A Idade Média já foi retratada de diversas maneiras no cinema. Desde obras-primas marcantes, como O Sétimo Selo, de Ingamar Bergman, passando pelas divertidas comédias do grupo inglês Monty Python, e até em produções de nível no mínimo "duvidoso", como os recentes Cruzada e Robin Hood, curiosamente ambos de Ridley Scott. Mas talvez as versões mais interessantes tenham sido do diretor Mario Monicelli, falecido recentemente: O Incrível Exército de Brancaleone, lançado em 1966, e que alcançou um notável sucesso comercial; e Brancaleone nas Cruzadas, de 1970, que acompanha as aventuras do herói Brancaleone da Nórcia, imediatamente após os acontecimentos do filme anterior.
O roteiro pode parecer estapafúrdio, mas é repleto de simbolismos e mesmo de tons sobrenaturais, penetrando na mentalidade do mundo medieval, além de um tom satírico delicioso. Na trama, Brancaleone, após quase todos os membros da peregrinação a Jerusalém da qual fazia parte terem sido mortos, parte junto com os quatro últimos sobreviventes (dentre eles, um coxo e um cego!) em direção a Terra Santa, para libertá-la do domínio dos mouros. No caminho, o "cavaleiro" ainda encontra uma bruxa, um leproso, um anão, um masoquista, um bebê, um alemão e ainda conversa com a morte!
Vittorio Gassman no filme "brancaleone nas cruzadas"
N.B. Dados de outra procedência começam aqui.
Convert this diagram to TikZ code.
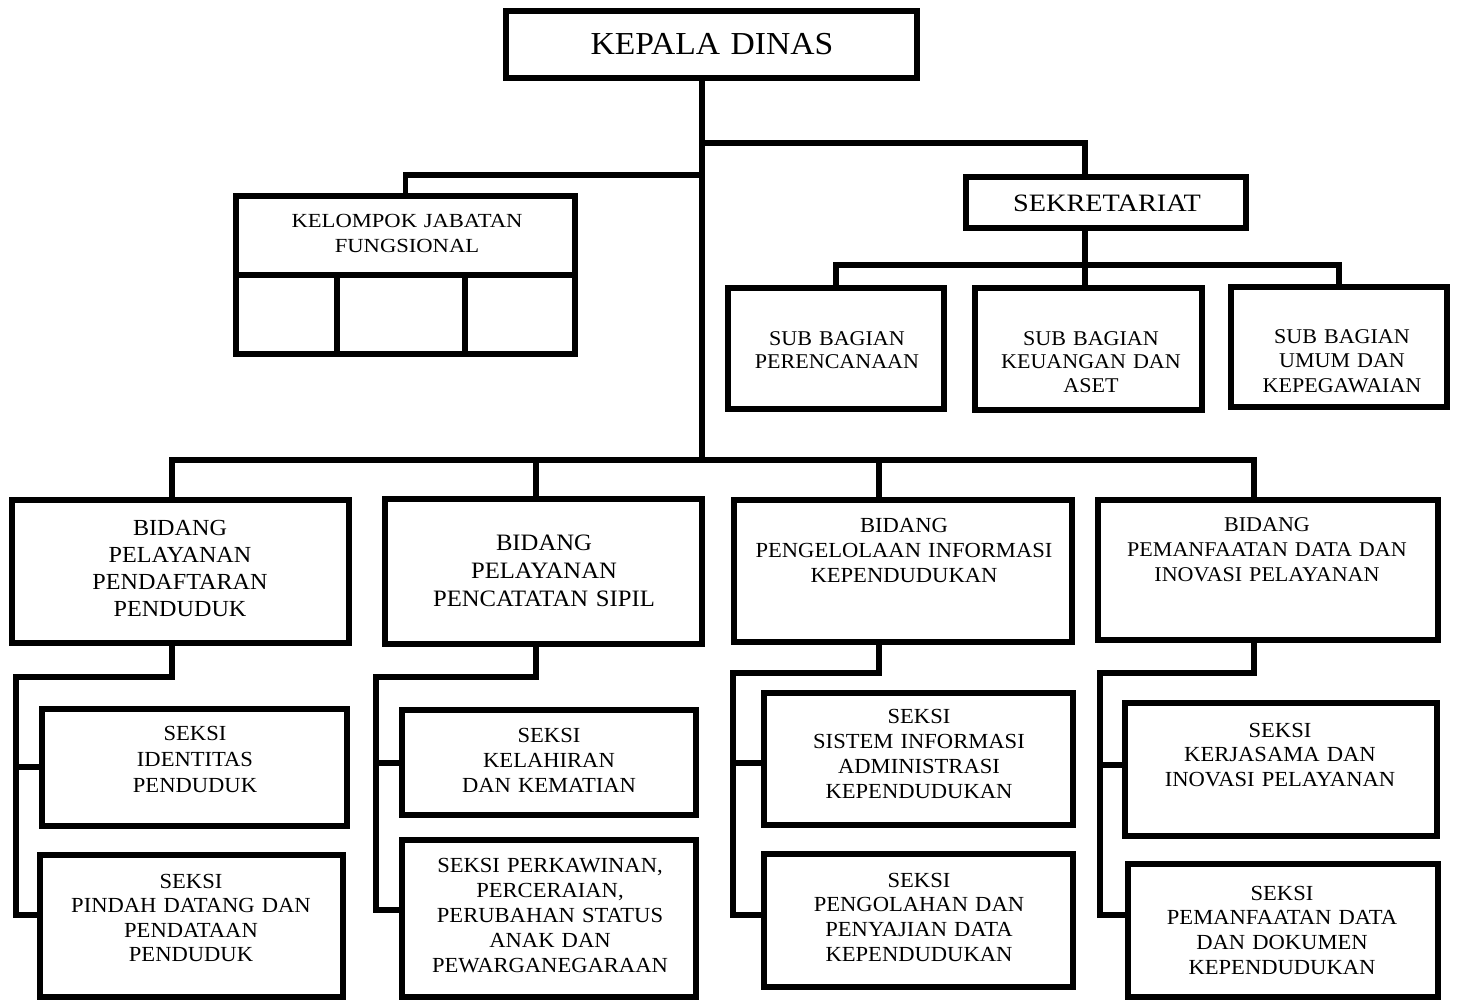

O humor do filme funciona perfeitamente. Há diálogos simplesmente hilários ( não há como não rir na seqüência da "luta" com o alemão, por exemplo). E o ator Vitorio Gassman, uma das maiores estrelas que o cinema italiano já viu, ainda investe em um certo tipo de humor físico que combina com o tom absurdo adotado pelo diretor (e também roteirista) Mario Monicelli. Dá-lhe brigas com o cavalo, batalhas contra vários oponentes, e mesmo cenas românticas (!) dignas de se chorar de rir. E os roteiristas (o próprio Monicelli, Agneore Incrocci e Furio Scarpelli) ainda tomaram um risco adicional no último ato, em Jerusalém: todos os diálogos são rimados, lembrado as cantigas cavaleirescas e as trovas medievais, tornando as situações mais engraçadas do que já seriam "naturalmente".
"Brancaleone nas Cruzadas" ainda pode ser deliciado pelas imagens belíssimas proporcionadas por Monicelli. O diretor mostra um grande domínio técnico, demonstrado na intrigante seqüência da árvore com corpos pendurados, cena cuja força é ampliada pelos diálogos entre os mortos e a bruxa (mais uma vez, o sorenatural presente), com os primeiros contando os motivos de sua morte (por adultério, por ser judeu, ou simplesmente por comer salame). Temas medievais são abordados em cenas memoráveis, como o encontro dos dois papas, além da linda (tanto visualmente, como em seu aspecto simbólico) luta entre Brancaleone e a morte. A fotografia é mais um trunfo, além da trilha sonora com o já clássico grito de guerra, "Branca, Branca, Branca, Leone, Leone, Leone!".
Cena do filme "brancaleone nas cruzadas"
O único pecado do filme é sua duração excessiva. Os 119 minutos acabam parecendo excessivos, e poderiam ter sido encurtados em cerca de 15 minutos. As cenas com o leproso, por exemplo, acabam parecendo desinteressantes e mesmo desnecessárias perto de outros momentos hilários, e talvez pudessem ter sido eliminadas, sem fazer muita falta.
Ainda assim, "Brancaleone nas Cruzadas" consegue ser superior ao anterior, e mais conhecido "O Incrível Exército de Brancaleone". É uma comédia satírica interessantíssima, tendo como pano de fundo o período medieval, com cenas dignas de se assistir várias vezes. Sem dúvidas, é uma pérola do humor e do cinema italiano, de uma forma geral.